TASK TO CARRY OUT:
Search the records for "this". Copy every line where it appears.

RECORD LIST:
###
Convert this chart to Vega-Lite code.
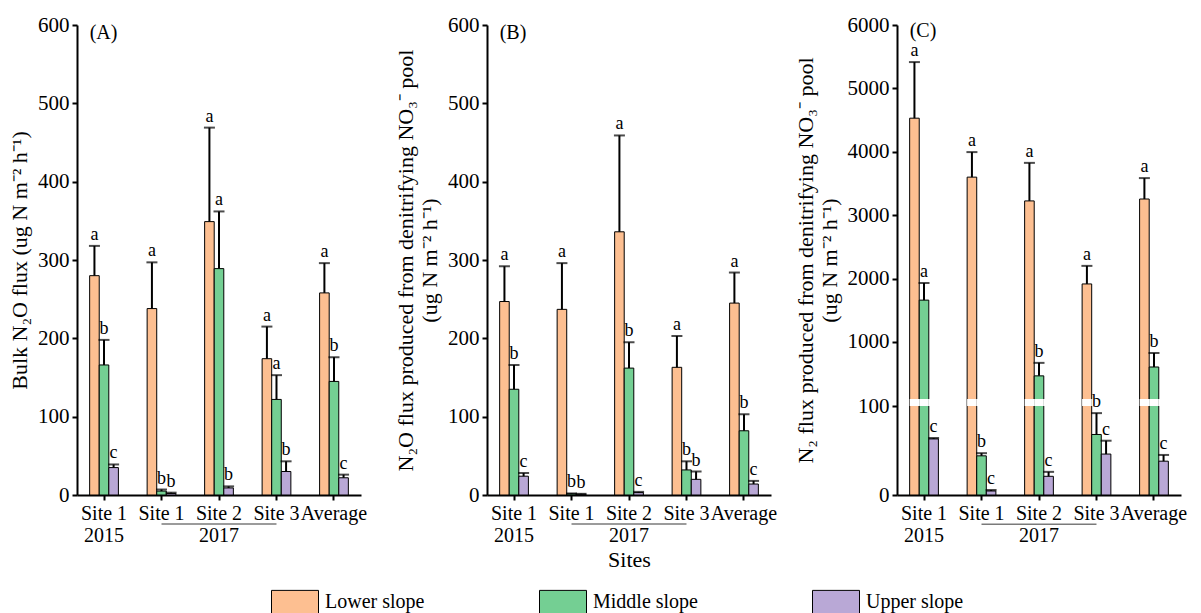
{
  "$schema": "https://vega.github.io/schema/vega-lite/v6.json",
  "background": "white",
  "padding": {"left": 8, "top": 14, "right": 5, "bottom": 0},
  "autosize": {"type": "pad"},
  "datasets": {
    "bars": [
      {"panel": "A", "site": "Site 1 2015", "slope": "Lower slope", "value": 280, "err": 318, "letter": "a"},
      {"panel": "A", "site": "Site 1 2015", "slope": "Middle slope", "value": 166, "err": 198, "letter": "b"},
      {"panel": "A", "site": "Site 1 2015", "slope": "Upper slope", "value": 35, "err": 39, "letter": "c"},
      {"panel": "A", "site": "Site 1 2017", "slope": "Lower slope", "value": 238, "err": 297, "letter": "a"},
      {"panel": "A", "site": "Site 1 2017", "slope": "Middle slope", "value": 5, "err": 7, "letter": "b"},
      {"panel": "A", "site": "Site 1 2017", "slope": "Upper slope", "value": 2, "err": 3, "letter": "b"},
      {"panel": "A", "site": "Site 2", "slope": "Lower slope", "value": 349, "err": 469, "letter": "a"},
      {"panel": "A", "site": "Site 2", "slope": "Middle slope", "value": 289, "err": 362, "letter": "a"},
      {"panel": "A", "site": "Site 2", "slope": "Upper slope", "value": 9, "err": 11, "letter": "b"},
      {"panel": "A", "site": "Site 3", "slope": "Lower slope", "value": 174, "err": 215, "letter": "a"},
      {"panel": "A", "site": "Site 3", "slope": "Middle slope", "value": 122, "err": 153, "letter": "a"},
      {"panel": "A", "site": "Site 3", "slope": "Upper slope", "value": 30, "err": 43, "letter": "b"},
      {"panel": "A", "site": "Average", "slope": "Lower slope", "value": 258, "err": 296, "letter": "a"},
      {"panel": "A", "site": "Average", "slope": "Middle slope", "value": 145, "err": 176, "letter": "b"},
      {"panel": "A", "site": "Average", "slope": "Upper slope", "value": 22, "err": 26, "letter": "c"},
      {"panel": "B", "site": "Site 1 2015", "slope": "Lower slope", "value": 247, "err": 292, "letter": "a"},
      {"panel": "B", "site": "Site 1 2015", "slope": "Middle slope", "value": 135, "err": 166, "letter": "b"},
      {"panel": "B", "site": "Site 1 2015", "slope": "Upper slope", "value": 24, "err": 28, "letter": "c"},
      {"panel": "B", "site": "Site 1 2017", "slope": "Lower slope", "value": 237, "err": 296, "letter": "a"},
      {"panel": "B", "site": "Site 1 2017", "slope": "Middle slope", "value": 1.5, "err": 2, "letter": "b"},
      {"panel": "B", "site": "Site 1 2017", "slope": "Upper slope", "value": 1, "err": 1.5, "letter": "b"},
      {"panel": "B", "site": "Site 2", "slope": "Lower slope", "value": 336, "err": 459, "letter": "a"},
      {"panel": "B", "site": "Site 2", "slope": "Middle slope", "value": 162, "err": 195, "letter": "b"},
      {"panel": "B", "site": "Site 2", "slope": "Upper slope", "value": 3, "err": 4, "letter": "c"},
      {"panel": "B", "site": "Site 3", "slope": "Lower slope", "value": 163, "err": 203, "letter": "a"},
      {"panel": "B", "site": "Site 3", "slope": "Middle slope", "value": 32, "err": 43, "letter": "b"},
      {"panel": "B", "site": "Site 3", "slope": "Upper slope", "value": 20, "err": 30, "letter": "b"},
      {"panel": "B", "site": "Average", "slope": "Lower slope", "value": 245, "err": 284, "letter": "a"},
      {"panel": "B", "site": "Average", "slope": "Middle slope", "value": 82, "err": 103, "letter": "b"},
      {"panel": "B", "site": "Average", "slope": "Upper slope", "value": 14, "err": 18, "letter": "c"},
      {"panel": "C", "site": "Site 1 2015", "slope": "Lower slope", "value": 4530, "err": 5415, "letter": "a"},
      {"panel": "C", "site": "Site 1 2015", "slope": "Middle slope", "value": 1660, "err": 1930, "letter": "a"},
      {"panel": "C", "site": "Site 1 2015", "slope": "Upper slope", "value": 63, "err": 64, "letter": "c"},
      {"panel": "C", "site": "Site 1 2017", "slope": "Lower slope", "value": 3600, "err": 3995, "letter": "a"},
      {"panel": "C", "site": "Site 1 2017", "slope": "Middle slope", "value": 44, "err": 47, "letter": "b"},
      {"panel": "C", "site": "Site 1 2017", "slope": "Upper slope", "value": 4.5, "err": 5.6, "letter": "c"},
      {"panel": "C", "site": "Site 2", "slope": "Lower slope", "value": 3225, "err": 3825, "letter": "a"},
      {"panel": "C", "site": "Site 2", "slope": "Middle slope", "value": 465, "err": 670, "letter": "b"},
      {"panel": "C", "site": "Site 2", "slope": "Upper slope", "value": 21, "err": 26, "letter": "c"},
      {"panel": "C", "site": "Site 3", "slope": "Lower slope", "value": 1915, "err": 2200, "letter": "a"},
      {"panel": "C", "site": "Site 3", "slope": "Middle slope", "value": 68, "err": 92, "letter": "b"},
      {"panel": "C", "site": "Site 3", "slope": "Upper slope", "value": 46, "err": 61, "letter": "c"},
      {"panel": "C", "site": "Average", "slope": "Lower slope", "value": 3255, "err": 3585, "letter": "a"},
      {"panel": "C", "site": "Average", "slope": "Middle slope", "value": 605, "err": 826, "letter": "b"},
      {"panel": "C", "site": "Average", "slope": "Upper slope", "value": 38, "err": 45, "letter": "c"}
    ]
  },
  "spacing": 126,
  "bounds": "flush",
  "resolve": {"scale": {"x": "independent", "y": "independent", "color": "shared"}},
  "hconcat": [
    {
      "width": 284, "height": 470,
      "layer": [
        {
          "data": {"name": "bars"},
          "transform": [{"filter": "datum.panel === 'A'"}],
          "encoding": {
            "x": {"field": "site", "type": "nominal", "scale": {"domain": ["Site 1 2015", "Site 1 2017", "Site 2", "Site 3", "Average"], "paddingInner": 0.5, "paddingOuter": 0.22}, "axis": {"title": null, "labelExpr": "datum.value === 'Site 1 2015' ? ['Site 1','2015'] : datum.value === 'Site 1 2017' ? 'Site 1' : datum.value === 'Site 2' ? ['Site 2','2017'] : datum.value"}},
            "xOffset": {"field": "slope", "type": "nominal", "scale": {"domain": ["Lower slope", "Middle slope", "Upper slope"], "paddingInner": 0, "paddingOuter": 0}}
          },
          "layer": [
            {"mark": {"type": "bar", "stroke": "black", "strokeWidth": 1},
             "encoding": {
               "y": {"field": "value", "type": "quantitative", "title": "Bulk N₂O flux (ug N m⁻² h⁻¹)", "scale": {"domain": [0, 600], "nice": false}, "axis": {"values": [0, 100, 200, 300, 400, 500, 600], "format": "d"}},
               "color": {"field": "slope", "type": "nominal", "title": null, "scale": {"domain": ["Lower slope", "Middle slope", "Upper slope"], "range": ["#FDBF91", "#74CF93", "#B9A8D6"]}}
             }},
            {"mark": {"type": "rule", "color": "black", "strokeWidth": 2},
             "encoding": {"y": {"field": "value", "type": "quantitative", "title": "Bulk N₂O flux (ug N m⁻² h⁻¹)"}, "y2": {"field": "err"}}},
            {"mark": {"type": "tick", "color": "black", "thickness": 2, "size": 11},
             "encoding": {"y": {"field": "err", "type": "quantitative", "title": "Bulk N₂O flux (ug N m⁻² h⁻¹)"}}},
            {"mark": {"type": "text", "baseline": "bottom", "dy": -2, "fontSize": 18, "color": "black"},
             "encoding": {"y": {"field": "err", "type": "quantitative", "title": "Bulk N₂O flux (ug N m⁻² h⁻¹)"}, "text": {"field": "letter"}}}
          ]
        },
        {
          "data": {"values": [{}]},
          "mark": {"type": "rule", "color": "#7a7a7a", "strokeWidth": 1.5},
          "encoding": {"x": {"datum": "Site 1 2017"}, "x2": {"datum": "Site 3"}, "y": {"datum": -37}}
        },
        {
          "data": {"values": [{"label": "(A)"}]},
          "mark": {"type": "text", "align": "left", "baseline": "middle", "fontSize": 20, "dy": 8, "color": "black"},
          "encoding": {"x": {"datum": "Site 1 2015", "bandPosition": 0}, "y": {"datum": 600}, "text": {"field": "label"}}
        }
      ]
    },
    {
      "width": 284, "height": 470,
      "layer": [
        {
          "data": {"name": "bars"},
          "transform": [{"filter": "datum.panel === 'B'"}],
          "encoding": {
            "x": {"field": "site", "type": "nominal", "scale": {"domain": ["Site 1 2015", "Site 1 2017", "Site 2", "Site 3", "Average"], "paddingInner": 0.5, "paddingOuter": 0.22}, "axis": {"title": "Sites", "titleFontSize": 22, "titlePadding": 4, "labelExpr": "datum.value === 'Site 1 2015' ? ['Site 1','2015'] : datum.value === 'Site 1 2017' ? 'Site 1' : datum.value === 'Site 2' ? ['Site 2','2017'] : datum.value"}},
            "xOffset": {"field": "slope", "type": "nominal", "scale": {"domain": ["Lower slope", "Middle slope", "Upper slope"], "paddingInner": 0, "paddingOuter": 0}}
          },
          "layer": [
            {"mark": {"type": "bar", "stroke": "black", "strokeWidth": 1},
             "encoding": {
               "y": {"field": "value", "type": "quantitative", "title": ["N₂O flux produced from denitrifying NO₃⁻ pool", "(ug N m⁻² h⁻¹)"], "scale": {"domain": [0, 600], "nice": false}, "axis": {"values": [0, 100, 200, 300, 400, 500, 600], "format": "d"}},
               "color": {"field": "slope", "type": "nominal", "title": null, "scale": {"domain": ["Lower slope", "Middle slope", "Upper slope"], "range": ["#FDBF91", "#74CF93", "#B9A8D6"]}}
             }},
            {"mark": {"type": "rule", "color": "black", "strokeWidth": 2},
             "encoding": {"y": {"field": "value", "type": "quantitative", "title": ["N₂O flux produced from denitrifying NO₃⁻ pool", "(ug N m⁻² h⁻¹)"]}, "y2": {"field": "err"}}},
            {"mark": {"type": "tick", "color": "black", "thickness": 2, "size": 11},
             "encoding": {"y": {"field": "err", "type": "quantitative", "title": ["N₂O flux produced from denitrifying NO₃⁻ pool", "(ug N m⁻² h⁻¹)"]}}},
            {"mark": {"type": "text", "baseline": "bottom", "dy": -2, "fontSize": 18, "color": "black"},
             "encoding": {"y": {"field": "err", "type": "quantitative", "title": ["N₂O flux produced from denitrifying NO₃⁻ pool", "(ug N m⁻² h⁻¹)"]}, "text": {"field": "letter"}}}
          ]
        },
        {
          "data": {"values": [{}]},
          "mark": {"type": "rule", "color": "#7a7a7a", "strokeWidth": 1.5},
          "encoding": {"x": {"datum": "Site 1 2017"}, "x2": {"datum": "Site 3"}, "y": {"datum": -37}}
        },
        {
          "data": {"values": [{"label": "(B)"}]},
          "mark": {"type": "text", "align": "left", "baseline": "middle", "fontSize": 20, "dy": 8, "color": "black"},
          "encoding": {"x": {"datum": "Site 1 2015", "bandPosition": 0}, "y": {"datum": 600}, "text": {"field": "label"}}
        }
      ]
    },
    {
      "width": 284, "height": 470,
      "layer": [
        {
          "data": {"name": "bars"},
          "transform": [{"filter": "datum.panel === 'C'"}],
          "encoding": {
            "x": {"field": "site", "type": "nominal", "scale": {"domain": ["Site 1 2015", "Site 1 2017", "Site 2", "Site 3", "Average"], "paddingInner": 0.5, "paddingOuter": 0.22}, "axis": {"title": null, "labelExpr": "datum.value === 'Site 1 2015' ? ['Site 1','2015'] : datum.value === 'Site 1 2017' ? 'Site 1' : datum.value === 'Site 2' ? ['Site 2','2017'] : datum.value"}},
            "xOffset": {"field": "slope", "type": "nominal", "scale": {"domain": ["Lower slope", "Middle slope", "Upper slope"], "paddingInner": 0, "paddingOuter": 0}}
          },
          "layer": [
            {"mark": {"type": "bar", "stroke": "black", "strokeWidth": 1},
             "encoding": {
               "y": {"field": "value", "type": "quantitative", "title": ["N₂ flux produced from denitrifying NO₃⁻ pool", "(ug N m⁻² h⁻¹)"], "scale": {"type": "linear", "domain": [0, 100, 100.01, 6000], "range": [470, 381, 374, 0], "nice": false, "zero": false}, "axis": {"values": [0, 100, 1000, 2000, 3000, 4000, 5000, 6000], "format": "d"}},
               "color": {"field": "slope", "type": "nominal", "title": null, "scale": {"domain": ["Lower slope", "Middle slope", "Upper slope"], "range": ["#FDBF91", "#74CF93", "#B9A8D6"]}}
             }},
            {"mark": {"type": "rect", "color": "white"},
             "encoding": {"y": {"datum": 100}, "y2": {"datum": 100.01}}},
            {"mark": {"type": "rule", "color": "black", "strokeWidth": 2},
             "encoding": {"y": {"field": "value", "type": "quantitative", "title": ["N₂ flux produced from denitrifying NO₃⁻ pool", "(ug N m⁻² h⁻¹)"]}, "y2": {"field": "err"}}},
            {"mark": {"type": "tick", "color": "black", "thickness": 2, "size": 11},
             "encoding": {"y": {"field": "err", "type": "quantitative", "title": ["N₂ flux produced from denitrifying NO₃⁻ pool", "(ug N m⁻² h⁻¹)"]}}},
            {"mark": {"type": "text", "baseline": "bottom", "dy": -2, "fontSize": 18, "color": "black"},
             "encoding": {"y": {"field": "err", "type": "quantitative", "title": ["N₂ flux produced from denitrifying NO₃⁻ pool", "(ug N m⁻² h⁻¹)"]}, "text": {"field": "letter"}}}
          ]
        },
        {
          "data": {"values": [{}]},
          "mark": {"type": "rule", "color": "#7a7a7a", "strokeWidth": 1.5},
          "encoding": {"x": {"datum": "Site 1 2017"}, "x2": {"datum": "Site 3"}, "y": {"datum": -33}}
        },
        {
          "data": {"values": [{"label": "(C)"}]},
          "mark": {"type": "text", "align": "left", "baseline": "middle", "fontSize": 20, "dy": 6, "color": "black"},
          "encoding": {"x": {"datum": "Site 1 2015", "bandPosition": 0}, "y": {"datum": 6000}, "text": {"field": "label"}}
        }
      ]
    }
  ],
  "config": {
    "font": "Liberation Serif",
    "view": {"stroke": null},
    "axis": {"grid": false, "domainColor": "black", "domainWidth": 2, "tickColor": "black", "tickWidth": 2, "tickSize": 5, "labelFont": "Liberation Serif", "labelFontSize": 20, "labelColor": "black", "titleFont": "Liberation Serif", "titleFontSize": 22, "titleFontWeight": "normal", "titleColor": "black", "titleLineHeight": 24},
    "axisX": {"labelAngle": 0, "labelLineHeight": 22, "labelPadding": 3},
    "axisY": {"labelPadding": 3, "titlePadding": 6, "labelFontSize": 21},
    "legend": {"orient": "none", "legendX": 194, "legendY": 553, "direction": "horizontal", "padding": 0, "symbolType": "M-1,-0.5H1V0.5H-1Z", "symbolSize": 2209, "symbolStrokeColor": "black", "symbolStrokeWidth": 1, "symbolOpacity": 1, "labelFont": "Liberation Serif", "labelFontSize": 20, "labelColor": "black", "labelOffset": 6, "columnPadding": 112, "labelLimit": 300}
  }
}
###
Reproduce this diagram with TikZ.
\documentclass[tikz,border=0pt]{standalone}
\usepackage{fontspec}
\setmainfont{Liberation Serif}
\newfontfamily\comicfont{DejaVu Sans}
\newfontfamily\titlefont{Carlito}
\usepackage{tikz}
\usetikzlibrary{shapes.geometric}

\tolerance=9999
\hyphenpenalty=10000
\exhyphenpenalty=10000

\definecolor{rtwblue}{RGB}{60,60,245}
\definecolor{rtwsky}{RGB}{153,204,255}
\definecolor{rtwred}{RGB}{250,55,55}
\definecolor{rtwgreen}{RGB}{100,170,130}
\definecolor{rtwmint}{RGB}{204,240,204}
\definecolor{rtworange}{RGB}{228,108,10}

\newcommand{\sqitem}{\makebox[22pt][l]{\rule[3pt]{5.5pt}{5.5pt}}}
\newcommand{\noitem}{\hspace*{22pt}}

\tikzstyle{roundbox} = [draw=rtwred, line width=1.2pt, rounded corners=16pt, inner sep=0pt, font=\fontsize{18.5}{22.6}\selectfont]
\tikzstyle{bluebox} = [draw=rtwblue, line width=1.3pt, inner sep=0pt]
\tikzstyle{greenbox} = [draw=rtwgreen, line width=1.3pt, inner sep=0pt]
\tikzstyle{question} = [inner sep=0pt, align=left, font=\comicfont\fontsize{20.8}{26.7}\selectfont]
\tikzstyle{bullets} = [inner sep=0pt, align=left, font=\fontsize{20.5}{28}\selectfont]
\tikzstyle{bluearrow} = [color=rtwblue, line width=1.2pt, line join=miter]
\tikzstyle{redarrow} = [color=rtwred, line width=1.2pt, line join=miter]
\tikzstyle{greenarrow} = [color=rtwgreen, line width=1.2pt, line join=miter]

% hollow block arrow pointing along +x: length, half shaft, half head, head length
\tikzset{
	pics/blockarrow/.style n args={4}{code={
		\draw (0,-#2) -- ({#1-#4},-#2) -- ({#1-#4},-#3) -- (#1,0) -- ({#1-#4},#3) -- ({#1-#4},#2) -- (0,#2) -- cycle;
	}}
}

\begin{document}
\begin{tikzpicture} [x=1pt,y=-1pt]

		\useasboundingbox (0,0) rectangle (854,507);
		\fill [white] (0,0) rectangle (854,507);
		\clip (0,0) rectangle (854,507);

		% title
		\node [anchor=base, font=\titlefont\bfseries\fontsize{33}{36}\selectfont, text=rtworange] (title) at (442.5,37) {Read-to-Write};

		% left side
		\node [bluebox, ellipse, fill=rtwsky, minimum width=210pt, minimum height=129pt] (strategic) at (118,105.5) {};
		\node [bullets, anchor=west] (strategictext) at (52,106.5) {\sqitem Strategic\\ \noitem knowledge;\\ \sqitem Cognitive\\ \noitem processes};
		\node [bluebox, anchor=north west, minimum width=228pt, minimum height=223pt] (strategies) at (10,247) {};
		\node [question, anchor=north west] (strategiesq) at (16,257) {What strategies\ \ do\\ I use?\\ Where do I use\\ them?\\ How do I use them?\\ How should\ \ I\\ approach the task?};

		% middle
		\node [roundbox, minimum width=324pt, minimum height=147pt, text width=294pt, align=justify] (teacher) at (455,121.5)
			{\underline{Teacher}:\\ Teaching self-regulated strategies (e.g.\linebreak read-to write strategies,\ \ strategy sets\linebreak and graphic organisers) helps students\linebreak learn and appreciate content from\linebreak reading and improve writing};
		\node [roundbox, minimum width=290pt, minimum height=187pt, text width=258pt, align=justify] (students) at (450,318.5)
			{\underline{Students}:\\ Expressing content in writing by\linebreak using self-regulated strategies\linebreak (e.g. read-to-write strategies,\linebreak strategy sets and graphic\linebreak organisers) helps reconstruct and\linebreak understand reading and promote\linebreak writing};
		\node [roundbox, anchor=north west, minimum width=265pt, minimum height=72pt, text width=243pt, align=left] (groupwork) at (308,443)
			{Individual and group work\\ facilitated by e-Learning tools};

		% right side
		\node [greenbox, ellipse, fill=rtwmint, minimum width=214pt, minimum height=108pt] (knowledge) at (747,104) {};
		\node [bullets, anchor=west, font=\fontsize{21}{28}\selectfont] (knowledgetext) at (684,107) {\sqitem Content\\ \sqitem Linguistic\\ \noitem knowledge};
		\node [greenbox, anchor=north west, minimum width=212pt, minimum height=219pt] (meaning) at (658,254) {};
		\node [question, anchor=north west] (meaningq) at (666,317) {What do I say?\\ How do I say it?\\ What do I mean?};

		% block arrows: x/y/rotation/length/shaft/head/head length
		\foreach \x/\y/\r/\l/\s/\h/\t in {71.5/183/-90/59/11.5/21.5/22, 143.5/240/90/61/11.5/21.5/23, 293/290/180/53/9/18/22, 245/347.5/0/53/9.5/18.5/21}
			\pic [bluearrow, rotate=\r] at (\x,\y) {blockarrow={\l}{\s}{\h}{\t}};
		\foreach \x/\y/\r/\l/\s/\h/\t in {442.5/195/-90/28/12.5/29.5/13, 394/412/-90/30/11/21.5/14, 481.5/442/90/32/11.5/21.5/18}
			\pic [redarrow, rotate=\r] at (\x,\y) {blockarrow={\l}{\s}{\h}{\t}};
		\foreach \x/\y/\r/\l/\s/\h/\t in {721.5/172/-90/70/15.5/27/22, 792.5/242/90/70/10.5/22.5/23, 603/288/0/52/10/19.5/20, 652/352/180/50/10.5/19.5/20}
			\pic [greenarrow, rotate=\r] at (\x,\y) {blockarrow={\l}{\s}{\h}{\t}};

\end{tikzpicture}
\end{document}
###
PROBLEM SOLUTION:
Convert this chart to Vega-Lite code.
Reproduce this diagram with TikZ.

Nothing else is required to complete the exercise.